GOAL OF THE EXERCISE: Copy out all the lines exactly. Omit pictures.
* * *
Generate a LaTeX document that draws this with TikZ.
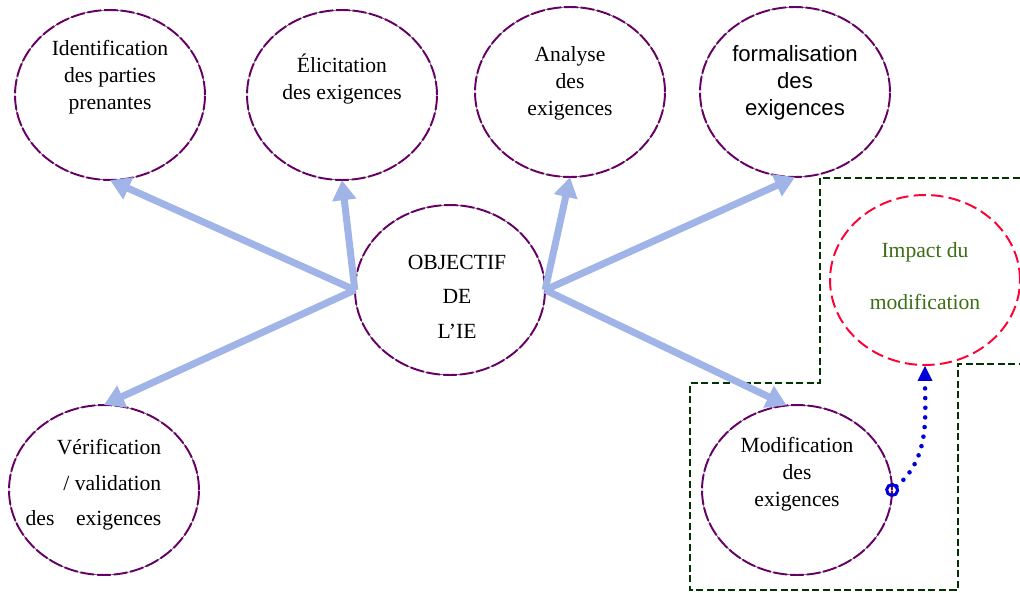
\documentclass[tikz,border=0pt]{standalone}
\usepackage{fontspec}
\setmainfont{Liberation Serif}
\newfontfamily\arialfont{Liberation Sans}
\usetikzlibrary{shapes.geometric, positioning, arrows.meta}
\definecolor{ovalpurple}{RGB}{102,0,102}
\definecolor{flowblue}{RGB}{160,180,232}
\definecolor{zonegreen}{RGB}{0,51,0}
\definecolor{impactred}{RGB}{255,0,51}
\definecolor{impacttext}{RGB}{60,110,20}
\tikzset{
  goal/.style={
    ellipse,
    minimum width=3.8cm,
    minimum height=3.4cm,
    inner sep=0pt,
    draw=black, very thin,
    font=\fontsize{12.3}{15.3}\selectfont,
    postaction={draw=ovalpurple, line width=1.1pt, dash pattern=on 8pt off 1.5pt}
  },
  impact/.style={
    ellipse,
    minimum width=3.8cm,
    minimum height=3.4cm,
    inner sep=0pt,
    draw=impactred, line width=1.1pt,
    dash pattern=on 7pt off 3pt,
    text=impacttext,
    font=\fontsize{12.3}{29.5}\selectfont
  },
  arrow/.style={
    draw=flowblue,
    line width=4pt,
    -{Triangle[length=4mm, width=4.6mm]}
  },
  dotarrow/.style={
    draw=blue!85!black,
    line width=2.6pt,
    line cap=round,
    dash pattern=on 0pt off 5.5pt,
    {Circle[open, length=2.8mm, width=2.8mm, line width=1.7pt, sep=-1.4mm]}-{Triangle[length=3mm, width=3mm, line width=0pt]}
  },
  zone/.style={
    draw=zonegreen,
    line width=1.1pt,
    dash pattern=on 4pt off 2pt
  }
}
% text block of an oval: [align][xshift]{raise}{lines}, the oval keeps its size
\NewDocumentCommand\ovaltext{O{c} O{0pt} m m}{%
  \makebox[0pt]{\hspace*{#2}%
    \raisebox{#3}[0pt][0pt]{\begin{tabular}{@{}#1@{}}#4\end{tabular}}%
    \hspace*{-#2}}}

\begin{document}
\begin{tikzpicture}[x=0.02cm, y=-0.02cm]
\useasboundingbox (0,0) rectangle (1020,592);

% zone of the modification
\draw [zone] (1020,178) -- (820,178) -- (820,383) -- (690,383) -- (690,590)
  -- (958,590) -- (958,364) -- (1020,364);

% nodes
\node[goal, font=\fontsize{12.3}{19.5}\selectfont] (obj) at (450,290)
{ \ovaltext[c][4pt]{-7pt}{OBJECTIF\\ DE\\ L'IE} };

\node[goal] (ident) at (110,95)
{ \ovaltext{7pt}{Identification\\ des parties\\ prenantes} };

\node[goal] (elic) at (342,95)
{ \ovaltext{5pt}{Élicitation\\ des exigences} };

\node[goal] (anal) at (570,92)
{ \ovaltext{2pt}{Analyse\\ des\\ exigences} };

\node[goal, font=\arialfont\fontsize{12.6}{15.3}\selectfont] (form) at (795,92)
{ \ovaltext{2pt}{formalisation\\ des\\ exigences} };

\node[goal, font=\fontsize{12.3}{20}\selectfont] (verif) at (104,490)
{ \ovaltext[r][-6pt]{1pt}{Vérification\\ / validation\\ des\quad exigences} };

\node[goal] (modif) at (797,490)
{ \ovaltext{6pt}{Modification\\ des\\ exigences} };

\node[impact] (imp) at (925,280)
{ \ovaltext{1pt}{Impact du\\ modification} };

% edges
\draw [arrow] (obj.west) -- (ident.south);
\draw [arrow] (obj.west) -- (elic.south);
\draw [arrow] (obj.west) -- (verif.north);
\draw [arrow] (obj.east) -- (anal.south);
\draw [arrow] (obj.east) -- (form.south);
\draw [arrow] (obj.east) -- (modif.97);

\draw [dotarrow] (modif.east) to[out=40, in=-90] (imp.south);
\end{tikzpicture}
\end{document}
* * *
RESPONSE TO THE TASK:
Generate a LaTeX document that draws this with TikZ.
\documentclass[tikz,border=0pt]{standalone}
\usepackage{fontspec}
\setmainfont{Liberation Serif}
\newfontfamily\arialfont{Liberation Sans}
\usetikzlibrary{shapes.geometric, positioning, arrows.meta}
\definecolor{ovalpurple}{RGB}{102,0,102}
\definecolor{flowblue}{RGB}{160,180,232}
\definecolor{zonegreen}{RGB}{0,51,0}
\definecolor{impactred}{RGB}{255,0,51}
\definecolor{impacttext}{RGB}{60,110,20}
\tikzset{
  goal/.style={
    ellipse,
    minimum width=3.8cm,
    minimum height=3.4cm,
    inner sep=0pt,
    draw=black, very thin,
    font=\fontsize{12.3}{15.3}\selectfont,
    postaction={draw=ovalpurple, line width=1.1pt, dash pattern=on 8pt off 1.5pt}
  },
  impact/.style={
    ellipse,
    minimum width=3.8cm,
    minimum height=3.4cm,
    inner sep=0pt,
    draw=impactred, line width=1.1pt,
    dash pattern=on 7pt off 3pt,
    text=impacttext,
    font=\fontsize{12.3}{29.5}\selectfont
  },
  arrow/.style={
    draw=flowblue,
    line width=4pt,
    -{Triangle[length=4mm, width=4.6mm]}
  },
  dotarrow/.style={
    draw=blue!85!black,
    line width=2.6pt,
    line cap=round,
    dash pattern=on 0pt off 5.5pt,
    {Circle[open, length=2.8mm, width=2.8mm, line width=1.7pt, sep=-1.4mm]}-{Triangle[length=3mm, width=3mm, line width=0pt]}
  },
  zone/.style={
    draw=zonegreen,
    line width=1.1pt,
    dash pattern=on 4pt off 2pt
  }
}
% text block of an oval: [align][xshift]{raise}{lines}, the oval keeps its size
\NewDocumentCommand\ovaltext{O{c} O{0pt} m m}{%
  \makebox[0pt]{\hspace*{#2}%
    \raisebox{#3}[0pt][0pt]{\begin{tabular}{@{}#1@{}}#4\end{tabular}}%
    \hspace*{-#2}}}

\begin{document}
\begin{tikzpicture}[x=0.02cm, y=-0.02cm]
\useasboundingbox (0,0) rectangle (1020,592);

% zone of the modification
\draw [zone] (1020,178) -- (820,178) -- (820,383) -- (690,383) -- (690,590)
  -- (958,590) -- (958,364) -- (1020,364);

% nodes
\node[goal, font=\fontsize{12.3}{19.5}\selectfont] (obj) at (450,290)
{ \ovaltext[c][4pt]{-7pt}{OBJECTIF\\ DE\\ L'IE} };

\node[goal] (ident) at (110,95)
{ \ovaltext{7pt}{Identification\\ des parties\\ prenantes} };

\node[goal] (elic) at (342,95)
{ \ovaltext{5pt}{Élicitation\\ des exigences} };

\node[goal] (anal) at (570,92)
{ \ovaltext{2pt}{Analyse\\ des\\ exigences} };

\node[goal, font=\arialfont\fontsize{12.6}{15.3}\selectfont] (form) at (795,92)
{ \ovaltext{2pt}{formalisation\\ des\\ exigences} };

\node[goal, font=\fontsize{12.3}{20}\selectfont] (verif) at (104,490)
{ \ovaltext[r][-6pt]{1pt}{Vérification\\ / validation\\ des\quad exigences} };

\node[goal] (modif) at (797,490)
{ \ovaltext{6pt}{Modification\\ des\\ exigences} };

\node[impact] (imp) at (925,280)
{ \ovaltext{1pt}{Impact du\\ modification} };

% edges
\draw [arrow] (obj.west) -- (ident.south);
\draw [arrow] (obj.west) -- (elic.south);
\draw [arrow] (obj.west) -- (verif.north);
\draw [arrow] (obj.east) -- (anal.south);
\draw [arrow] (obj.east) -- (form.south);
\draw [arrow] (obj.east) -- (modif.97);

\draw [dotarrow] (modif.east) to[out=40, in=-90] (imp.south);
\end{tikzpicture}
\end{document}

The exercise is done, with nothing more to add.